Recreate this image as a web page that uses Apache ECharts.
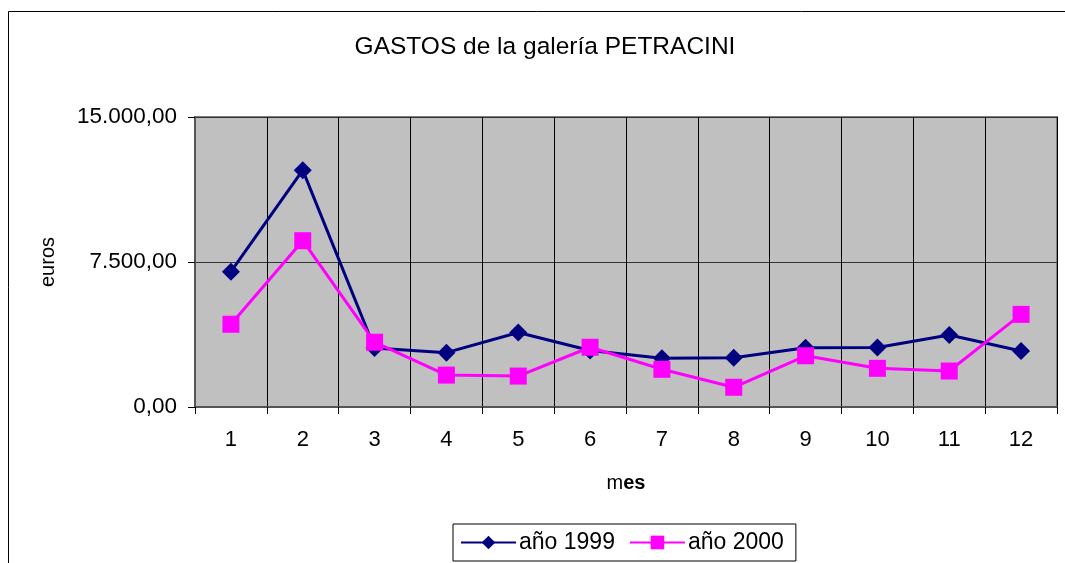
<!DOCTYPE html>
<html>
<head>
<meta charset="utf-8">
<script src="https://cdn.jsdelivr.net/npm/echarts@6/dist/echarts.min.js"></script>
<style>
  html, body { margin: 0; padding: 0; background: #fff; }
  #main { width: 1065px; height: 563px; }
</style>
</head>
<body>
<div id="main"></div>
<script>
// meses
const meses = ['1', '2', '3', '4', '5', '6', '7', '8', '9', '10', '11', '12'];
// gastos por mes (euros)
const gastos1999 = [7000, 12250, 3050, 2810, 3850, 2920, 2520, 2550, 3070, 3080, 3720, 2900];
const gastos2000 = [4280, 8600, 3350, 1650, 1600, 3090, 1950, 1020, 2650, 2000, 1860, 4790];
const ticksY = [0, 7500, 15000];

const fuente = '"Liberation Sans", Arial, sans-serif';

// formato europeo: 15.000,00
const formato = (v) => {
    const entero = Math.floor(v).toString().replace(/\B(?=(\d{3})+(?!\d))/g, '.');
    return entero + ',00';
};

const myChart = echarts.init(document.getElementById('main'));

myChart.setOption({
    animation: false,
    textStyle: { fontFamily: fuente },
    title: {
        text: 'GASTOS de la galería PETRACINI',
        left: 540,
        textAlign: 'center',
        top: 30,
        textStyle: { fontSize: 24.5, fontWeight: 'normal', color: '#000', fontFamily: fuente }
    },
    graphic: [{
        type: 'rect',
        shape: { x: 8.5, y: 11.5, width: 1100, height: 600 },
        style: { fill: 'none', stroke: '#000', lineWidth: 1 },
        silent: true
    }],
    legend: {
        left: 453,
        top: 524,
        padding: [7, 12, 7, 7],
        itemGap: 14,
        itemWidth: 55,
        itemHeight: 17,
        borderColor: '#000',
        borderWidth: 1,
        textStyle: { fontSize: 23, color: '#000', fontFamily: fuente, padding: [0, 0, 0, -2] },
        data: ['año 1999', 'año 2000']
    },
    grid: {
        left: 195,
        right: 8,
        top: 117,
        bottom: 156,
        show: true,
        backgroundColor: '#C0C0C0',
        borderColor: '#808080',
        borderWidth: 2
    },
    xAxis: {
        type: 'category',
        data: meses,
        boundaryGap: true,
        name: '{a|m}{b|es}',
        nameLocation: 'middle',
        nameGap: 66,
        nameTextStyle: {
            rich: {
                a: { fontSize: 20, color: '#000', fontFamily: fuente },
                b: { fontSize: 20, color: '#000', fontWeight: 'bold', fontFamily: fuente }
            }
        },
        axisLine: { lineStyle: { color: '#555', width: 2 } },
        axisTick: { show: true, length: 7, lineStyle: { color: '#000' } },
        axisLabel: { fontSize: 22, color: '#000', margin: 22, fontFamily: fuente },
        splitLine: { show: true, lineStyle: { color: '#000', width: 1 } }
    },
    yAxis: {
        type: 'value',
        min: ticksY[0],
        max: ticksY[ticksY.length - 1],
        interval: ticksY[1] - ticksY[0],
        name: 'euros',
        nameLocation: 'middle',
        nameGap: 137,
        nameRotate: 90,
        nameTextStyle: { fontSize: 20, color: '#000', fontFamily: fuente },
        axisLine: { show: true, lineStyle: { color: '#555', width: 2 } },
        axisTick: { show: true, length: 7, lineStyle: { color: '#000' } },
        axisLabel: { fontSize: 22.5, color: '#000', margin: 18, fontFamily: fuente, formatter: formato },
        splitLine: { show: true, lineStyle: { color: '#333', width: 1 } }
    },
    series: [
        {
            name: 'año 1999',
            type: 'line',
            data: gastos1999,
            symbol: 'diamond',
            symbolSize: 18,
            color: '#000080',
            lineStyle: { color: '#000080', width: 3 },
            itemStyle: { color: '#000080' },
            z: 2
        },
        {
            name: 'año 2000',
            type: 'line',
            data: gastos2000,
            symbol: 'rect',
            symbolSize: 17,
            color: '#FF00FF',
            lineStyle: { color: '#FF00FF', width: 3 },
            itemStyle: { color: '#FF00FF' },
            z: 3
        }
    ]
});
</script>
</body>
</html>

------

* WHAT TO DO
Each line above is to be copied verbatim. Drop any image from the copy.

* RESPONSE TO THE EXERCISE
Recreate this image as a web page that uses Apache ECharts.
<!DOCTYPE html>
<html>
<head>
<meta charset="utf-8">
<script src="https://cdn.jsdelivr.net/npm/echarts@6/dist/echarts.min.js"></script>
<style>
  html, body { margin: 0; padding: 0; background: #fff; }
  #main { width: 1065px; height: 563px; }
</style>
</head>
<body>
<div id="main"></div>
<script>
// meses
const meses = ['1', '2', '3', '4', '5', '6', '7', '8', '9', '10', '11', '12'];
// gastos por mes (euros)
const gastos1999 = [7000, 12250, 3050, 2810, 3850, 2920, 2520, 2550, 3070, 3080, 3720, 2900];
const gastos2000 = [4280, 8600, 3350, 1650, 1600, 3090, 1950, 1020, 2650, 2000, 1860, 4790];
const ticksY = [0, 7500, 15000];

const fuente = '"Liberation Sans", Arial, sans-serif';

// formato europeo: 15.000,00
const formato = (v) => {
    const entero = Math.floor(v).toString().replace(/\B(?=(\d{3})+(?!\d))/g, '.');
    return entero + ',00';
};

const myChart = echarts.init(document.getElementById('main'));

myChart.setOption({
    animation: false,
    textStyle: { fontFamily: fuente },
    title: {
        text: 'GASTOS de la galería PETRACINI',
        left: 540,
        textAlign: 'center',
        top: 30,
        textStyle: { fontSize: 24.5, fontWeight: 'normal', color: '#000', fontFamily: fuente }
    },
    graphic: [{
        type: 'rect',
        shape: { x: 8.5, y: 11.5, width: 1100, height: 600 },
        style: { fill: 'none', stroke: '#000', lineWidth: 1 },
        silent: true
    }],
    legend: {
        left: 453,
        top: 524,
        padding: [7, 12, 7, 7],
        itemGap: 14,
        itemWidth: 55,
        itemHeight: 17,
        borderColor: '#000',
        borderWidth: 1,
        textStyle: { fontSize: 23, color: '#000', fontFamily: fuente, padding: [0, 0, 0, -2] },
        data: ['año 1999', 'año 2000']
    },
    grid: {
        left: 195,
        right: 8,
        top: 117,
        bottom: 156,
        show: true,
        backgroundColor: '#C0C0C0',
        borderColor: '#808080',
        borderWidth: 2
    },
    xAxis: {
        type: 'category',
        data: meses,
        boundaryGap: true,
        name: '{a|m}{b|es}',
        nameLocation: 'middle',
        nameGap: 66,
        nameTextStyle: {
            rich: {
                a: { fontSize: 20, color: '#000', fontFamily: fuente },
                b: { fontSize: 20, color: '#000', fontWeight: 'bold', fontFamily: fuente }
            }
        },
        axisLine: { lineStyle: { color: '#555', width: 2 } },
        axisTick: { show: true, length: 7, lineStyle: { color: '#000' } },
        axisLabel: { fontSize: 22, color: '#000', margin: 22, fontFamily: fuente },
        splitLine: { show: true, lineStyle: { color: '#000', width: 1 } }
    },
    yAxis: {
        type: 'value',
        min: ticksY[0],
        max: ticksY[ticksY.length - 1],
        interval: ticksY[1] - ticksY[0],
        name: 'euros',
        nameLocation: 'middle',
        nameGap: 137,
        nameRotate: 90,
        nameTextStyle: { fontSize: 20, color: '#000', fontFamily: fuente },
        axisLine: { show: true, lineStyle: { color: '#555', width: 2 } },
        axisTick: { show: true, length: 7, lineStyle: { color: '#000' } },
        axisLabel: { fontSize: 22.5, color: '#000', margin: 18, fontFamily: fuente, formatter: formato },
        splitLine: { show: true, lineStyle: { color: '#333', width: 1 } }
    },
    series: [
        {
            name: 'año 1999',
            type: 'line',
            data: gastos1999,
            symbol: 'diamond',
            symbolSize: 18,
            color: '#000080',
            lineStyle: { color: '#000080', width: 3 },
            itemStyle: { color: '#000080' },
            z: 2
        },
        {
            name: 'año 2000',
            type: 'line',
            data: gastos2000,
            symbol: 'rect',
            symbolSize: 17,
            color: '#FF00FF',
            lineStyle: { color: '#FF00FF', width: 3 },
            itemStyle: { color: '#FF00FF' },
            z: 3
        }
    ]
});
</script>
</body>
</html>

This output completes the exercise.